Nothing is guaranteed in a market like this one, but if you take advantage of these five tips, you’ll greatly improve your odds. It doesn’t necessarily mean spending more, but it does mean having a strategy in place.
1. Come in Preapproved
This is not a suggestion…this is a must. We always recommend that buyers have a Preapproval letter going into the homebuying process, but it is essential when bidding on foreclosures, short sales, or other value properties. Many of these sales are handled by banks or other agencies, which value efficiency almost as much as recouping their losses. Preapproval is a great start to a quick closing.
2. Bring Plenty of Cash
If efficiency is your goal, nothing beats a cash offer. Mortgages can take up to 30 years to complete, while cash is instantaneous. Few buyers can completely cover a home purchase with cash. That said, the more you can put down, the better you look in the seller’s eyes.
For example, two buyers may make offers on the same home. Buyer A offers the asking price, and Buyer B offers 5% more than the asking price. However, Buyer A also offered to put 30% down, while Buyer B only wants to put down 10%. Most sellers will choose Buyer A because of how much they offered upfront. In some cases, you can even win with a bid lower than the asking price, just by offering a high down payment. Another benefit to this strategy is that you generally escape Mortgage Insurance requirements with a down payment of more than 20%.
3. Set A Bidding Cap
The current demand for homes means that bidding the asking price won’t often win you the home. Consider how low prices are for foreclosures, short sales and similar value properties, and you are still getting a great value even when you bid high.
One way to stay atop the competition is to establish a bidding cap. This cap represents the maximum you are willing to pay for a property. For example, you may bid the asking price for a home, and inform the seller that you are willing to bid up to 10% above asking price. This keeps you on top within reason, and without needing to make constant counteroffers.
4. Be Flexible on Move-In Dates
This strategy is most effective with short sales, where the owner is negotiating with their financier to sell the home for less than the remaining value of the mortgage. If you remember from last week, the bank or lender is hesitant to accept this outcome, and it often takes considerable negotiation before a short sale goes through.
Therefore the owner of the home appreciates buyers who are flexible with their move-in date. They often can’t guarantee when the sale will take place, and therefore aren’t willing to sell to someone who insists on moving in as soon as possible. Come into the offer with patience, and it can pay off.
5. Take A Personal Route
Sometimes the seller is looking to unload a home quickly, but that doesn’t mean it isn’t tough. The property may have belonged to a loved one who passed away, or it may be in bad state of repair because they are going through a tough time financially. Even if they have no choice but to sell, emotions are running high.
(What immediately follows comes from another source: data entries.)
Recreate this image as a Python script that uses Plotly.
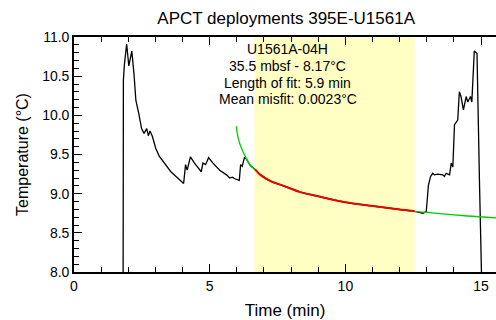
import plotly.graph_objects as go

# Measured temperature record (black)
t_meas = [1.81, 1.82, 1.86, 1.94, 2.02, 2.13, 2.21, 2.28, 2.39, 2.49, 2.58, 2.68, 2.74, 2.80, 2.89,
          3.01, 3.14, 3.33, 3.57, 3.82, 4.04, 4.11, 4.17, 4.29, 4.44, 4.69, 4.75, 4.85, 4.96, 5.12,
          5.37, 5.62, 5.74, 5.83, 5.93, 6.09, 6.14, 6.20, 6.28, 6.34, 6.50, 6.67, 6.87, 7.24, 7.73,
          8.34, 8.96, 9.57, 10.18, 10.71, 11.30, 11.94, 12.55, 12.86, 12.98, 13.06, 13.14, 13.22,
          13.28, 13.41, 13.59, 13.65, 13.71, 13.84, 13.90, 13.96, 14.02, 14.14, 14.20, 14.26, 14.35,
          14.45, 14.51, 14.61, 14.66, 14.75, 14.85, 14.94, 15.02]
T_meas = [7.90, 10.45, 10.66, 10.91, 10.63, 10.82, 10.53, 10.19, 10.02, 9.83, 9.77, 9.83, 9.74, 9.80, 9.73,
          9.58, 9.48, 9.39, 9.28, 9.20, 9.13, 9.37, 9.30, 9.47, 9.39, 9.28, 9.39, 9.37, 9.46, 9.39,
          9.30, 9.24, 9.20, 9.21, 9.19, 9.17, 9.37, 9.35, 9.46, 9.45, 9.36, 9.31, 9.24, 9.16, 9.10,
          9.02, 8.97, 8.92, 8.88, 8.855, 8.83, 8.80, 8.775, 8.75, 8.77, 9.11, 9.22, 9.26,
          9.24, 9.25, 9.24, 9.22, 9.26, 9.24, 9.39, 9.34, 9.88, 9.94, 10.30, 10.24, 10.07,
          10.24, 10.17, 10.24, 10.17, 10.82, 10.79, 9.17, 7.90]

# Model curve (green)
t_model = [5.98, 6.02, 6.08, 6.15, 6.25, 6.35, 6.50, 6.67, 6.87, 7.24, 7.73, 8.34, 8.96, 9.57,
           10.18, 10.71, 11.30, 11.94, 12.55, 13.20, 13.80, 14.50, 15.61]
T_model = [9.86, 9.76, 9.67, 9.60, 9.52, 9.45, 9.36, 9.31, 9.24, 9.16, 9.10, 9.02, 8.97, 8.92,
           8.88, 8.855, 8.83, 8.80, 8.775, 8.755, 8.735, 8.715, 8.69]

# Fitted portion (red)
t_fit = [6.67, 6.87, 7.24, 7.73, 8.34, 8.96, 9.57, 10.18, 10.71, 11.30, 11.94, 12.55]
T_fit = [9.31, 9.24, 9.16, 9.10, 9.02, 8.97, 8.92, 8.88, 8.855, 8.83, 8.80, 8.775]

fit_window = [6.65, 12.55]

info_lines = ["U1561A-04H", "35.5 mbsf - 8.17°C", "Length of fit: 5.9 min", "Mean misfit: 0.0023°C"]

FONT = "Liberation Sans, Arial, sans-serif"

fig = go.Figure()
fig.add_vrect(x0=fit_window[0], x1=fit_window[1], fillcolor="#FFFFC4", opacity=1,
              line_width=0, layer="below")
fig.add_trace(go.Scatter(x=t_meas, y=T_meas, mode="lines",
                         line=dict(color="black", width=1.3), showlegend=False))
fig.add_trace(go.Scatter(x=t_model, y=T_model, mode="lines",
                         line=dict(color="#00CC00", width=1.3, shape="spline"), showlegend=False))
fig.add_trace(go.Scatter(x=t_fit, y=T_fit, mode="lines",
                         line=dict(color="#EE0000", width=2, shape="spline"), showlegend=False))

# info text, one annotation per line (pixel offsets from the paper top)
line_px = [49.3, 66.0, 82.7, 99.3]
for txt, py in zip(info_lines, line_px):
    fig.add_annotation(x=7.88, y=11 - (py - 37) / 78.4, xref="x", yref="y", text=txt,
                       showarrow=False, xanchor="center", yanchor="middle",
                       font=dict(family=FONT, size=14, color="black"))

fig.update_layout(
    width=496, height=320,
    margin=dict(l=74, r=0, t=37, b=48),
    paper_bgcolor="white", plot_bgcolor="rgba(0,0,0,0)",
    font=dict(family=FONT, size=14, color="black"),
    title=dict(text="APCT deployments 395E-U1561A", x=0.577, xanchor="center",
               y=1 - 18 / 320, yanchor="middle", font=dict(family=FONT, size=17)),
)
fig.update_xaxes(range=[0, 15.55], showgrid=False, zeroline=False,
                 showline=True, linecolor="black", linewidth=1.6, mirror="ticks",
                 ticks="inside", ticklen=8, tickwidth=1.4, tickcolor="black",
                 tick0=0, dtick=5,
                 minor=dict(ticks="inside", dtick=1, ticklen=5.5, tickcolor="black", tickwidth=1.2,
                            showgrid=False),
                 title=dict(text="Time (min)", font=dict(family=FONT, size=17), standoff=12),
                 tickfont=dict(size=14))
fig.update_yaxes(range=[8.0, 11.0], showgrid=False, zeroline=False,
                 showline=True, linecolor="black", linewidth=1.6, mirror=False,
                 ticks="inside", ticklen=8, tickwidth=1.4, tickcolor="black",
                 tick0=8, dtick=0.5, tickformat=".1f",
                 minor=dict(ticks="inside", dtick=0.1, ticklen=5.5, tickcolor="black", tickwidth=1.2,
                            showgrid=False),
                 title=dict(text="Temperature (°C)", font=dict(family=FONT, size=16), standoff=10),
                 tickfont=dict(size=14))

fig.write_html("out.html")
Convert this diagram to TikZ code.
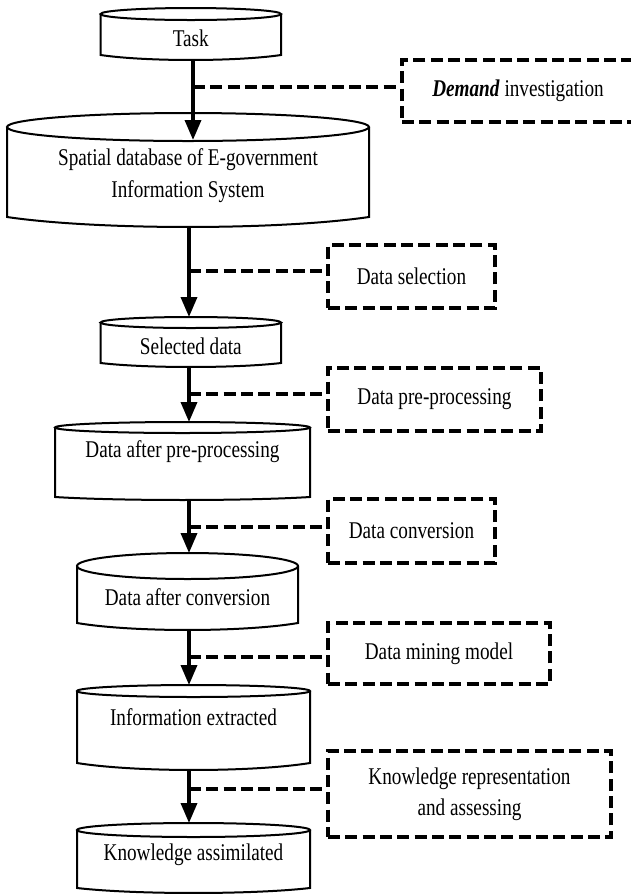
\documentclass[tikz,border=0pt]{standalone}
\usepackage{fontspec}
\setmainfont{Liberation Serif}[FakeStretch=0.8]
\usetikzlibrary{arrows.meta}

\begin{document}
\begin{tikzpicture}[
  x=0.75pt, y=-0.75pt,
  every label text/.style={font=\fontsize{18}{23.5}\selectfont, align=center, inner sep=0pt},
  cylinder edge/.style={draw, line width=1.5pt},
  flow edge/.style={line width=2.6pt, -{Triangle[length=15pt, width=12pt]}},
  tie edge/.style={line width=2.4pt, dash pattern=on 9pt off 4pt},
  stepnote/.style={draw, line width=2.6pt, dash pattern=on 9pt off 4pt, every label text}
]
\useasboundingbox (0,0) rectangle (631,894);
\clip (0,0) rectangle (631,894);

% cylinders: name/left/right/top/bottom/radius/dip/arrow end/text y/text
\foreach \nm/\xl/\xr/\yt/\yb/\ry/\dip/\ya/\ty/\txt in {
  task/100.6/281/8/55/6/5/8/38/Task,
  sdb/7/369/113/217/14/10/140/175.5/{Spatial database of E-government\\Information System},
  seld/100.6/281/317/363/5.5/4/317/346/Selected data,
  dapp/55/310/422/497/5.5/3/422/452/Data after pre-processing,
  dac/77/298/553/623/13/7/553/597/Data after conversion,
  ie/77/310/685/763/6/7/685/717/Information extracted,
  ka/77/310/823/888/7/5/823/855/Knowledge assimilated} {
  \draw[cylinder edge, fill=white] (\xl,\yt+\ry) -- (\xl,\yb)
    .. controls ({\xl+0.25*(\xr-\xl)},{\yb+1.33*\dip}) and ({\xr-0.25*(\xr-\xl)},{\yb+1.33*\dip}) .. (\xr,\yb)
    -- (\xr,\yt+\ry);
  \draw[cylinder edge] ({(\xl+\xr)/2},\yt+\ry) ellipse [x radius={(\xr-\xl)/2}, y radius=\ry];
  \node[every label text] (\nm) at ({(\xl+\xr)/2},\ty) {\txt};
  \coordinate (\nm-top) at ({(\xl+\xr)/2},\ya);
  \coordinate (\nm-bot) at ({(\xl+\xr)/2},\yb+\dip);
}

% steps beside the flow
\node[stepnote, minimum width=174pt, minimum height=46.5pt] (dinv) at (518,91) {\textbf{\textit{Demand}} investigation};
\node[stepnote, minimum width=125.25pt, minimum height=47.25pt] (dsel) at (411.5,276.5) {Data selection};
\node[stepnote, minimum width=159.75pt, minimum height=47.25pt] (dpre) at (434.5,399.5) {Data pre-processing};
\node[stepnote, minimum width=125.25pt, minimum height=48pt] (dconv) at (411.5,531) {Data conversion};
\node[stepnote, minimum width=166.5pt, minimum height=45.75pt] (dmine) at (439,653.5) {Data mining model};
\node[stepnote, minimum width=212.25pt, minimum height=64.5pt] (krep) at (469.5,794) {Knowledge representation\\and assessing};

\foreach \up/\down/\ax/\ty/\nt in {
  task/sdb/193/87/dinv,
  sdb/seld/189/271/dsel,
  seld/dapp/189/394/dpre,
  dapp/dac/189/527/dconv,
  dac/ie/189/657/dmine,
  ie/ka/189/789/krep} {
  \coordinate (\nt-tie) at (\ax,\ty);
  \draw[flow edge] (\up-bot -| \nt-tie) -- (\down-top -| \nt-tie);
  \draw[tie edge] (\nt-tie) -- (\nt-tie -| \nt.west);
}
\end{tikzpicture}
\end{document}
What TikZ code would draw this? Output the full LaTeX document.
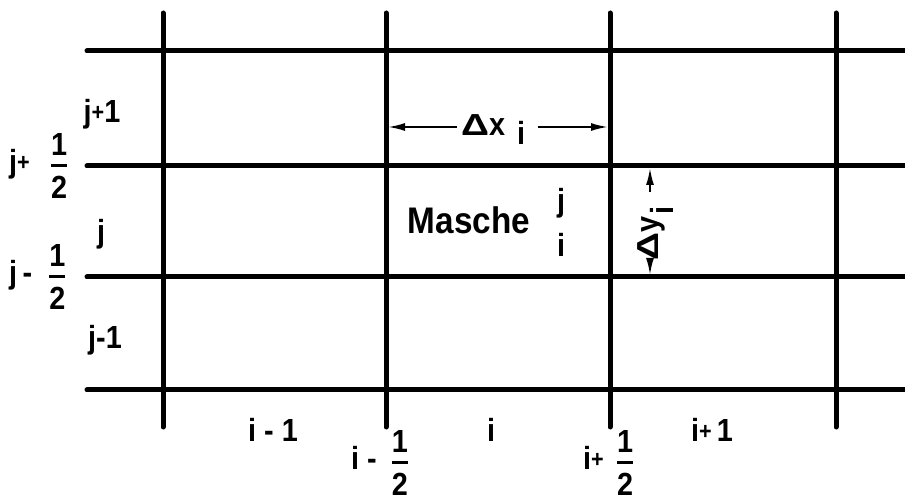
\documentclass[tikz,border=0pt]{standalone}
\usepackage{amsmath}
\usepackage{fontspec}
\setmainfont[FakeStretch=0.9]{Liberation Sans}
\usetikzlibrary{arrows.meta}
\newcommand{\hf}{\genfrac{}{}{3pt}{0}{\text{1}}{\text{2}}}
\newcommand{\splus}{\raisebox{2pt}{\fontsize{24}{28}\selectfont+}}
\newcommand{\bigdelta}{\scalebox{1.35}[0.95]{Δ}}
\begin{document}
\begin{tikzpicture}[x=1pt,y=-1pt,
  gridline/.style={line width=5pt,line cap=round},
  lbl/.style={inner sep=0pt,font=\fontsize{32}{38}\selectfont\bfseries},
  big/.style={inner sep=0pt,font=\fontsize{37}{44}\selectfont\bfseries},
  dim/.style={line width=2pt,-{Latex[length=17pt,width=8pt]}}]
\useasboundingbox (0,0) rectangle (905,502);
% grid coordinates
\foreach \n/\x in {a/163,b/386,c/610,d/836}{
  \coordinate (v\n t) at (\x,13);
  \coordinate (v\n b) at (\x,427);
  \draw[gridline] (v\n t) -- (v\n b);
}
\foreach \n/\y in {1/51,2/166,3/277,4/390}{
  \coordinate (h\n l) at (87,\y);
  \coordinate (h\n r) at (910,\y);
  \draw[gridline] (h\n l) -- (h\n r);
}
% left labels
\node[lbl,anchor=base] (jp1) at (102,123) {j\splus1};
\node[lbl,anchor=west] (jph) at (9,166) {j\splus\hspace{20pt}$\hf$};
\node[lbl,anchor=base] (j) at (101,243) {j};
\node[lbl,anchor=west] (jmh) at (9,277) {j\,-\hspace{16pt}$\hf$};
\node[lbl,anchor=base] (jm1) at (105,349) {j-1};
% bottom labels
\node[lbl,anchor=base] (im1) at (273,442) {i - 1};
\node[lbl,anchor=base] (i) at (491,442) {i};
\node[lbl,anchor=base] (ip1) at (712,442) {i\splus\,1};
\node[lbl,anchor=west] (imh) at (351,463) {i -\hspace{14pt}$\hf$};
\node[lbl,anchor=west] (iph) at (583,463) {i\splus\hspace{12pt}$\hf$};
% mesh label
\node[big,anchor=base] (masche) at (469,234) {Masche};
\node[lbl,anchor=base] (mj) at (561,212) {j};
\node[lbl,anchor=base] (mi) at (561,257) {i};
% delta x
\node[lbl,anchor=base west] (dx) at (461,136) {\bigdelta x\hspace{12pt}\raisebox{-9pt}{i}};
\coordinate (dxl) at (388,127);
\coordinate (dxr) at (608,127);
\draw[dim] (457,127) -- (dxl);
\draw[dim] (538,127) -- (dxr);
% delta y
\node[lbl,rotate=90,anchor=base west] (dy) at (658,261) {\bigdelta y\hspace{2pt}\raisebox{-15pt}{i}};
\coordinate (dyt) at (650,168);
\coordinate (dyb) at (650,275);
\draw[dim] (650,192) -- (dyt);
\draw[dim] (650,262) -- (dyb);
\end{tikzpicture}
\end{document}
Writing a personal letter to explain your plans for the property can create a positive connection. Maybe the seller raised their family there, and the thought of handing it to another young family will make the transition easier. Maybe their big dog loves the big yard…and maybe yours will do the same.
This is a great strategy for vacancies and fixer-uppers, but it will have no impact on foreclosures. Banks aren’t unfeeling monsters, but their outlook is 100% about making the optimal financial decision. Your plans for the home will not play into their decisions.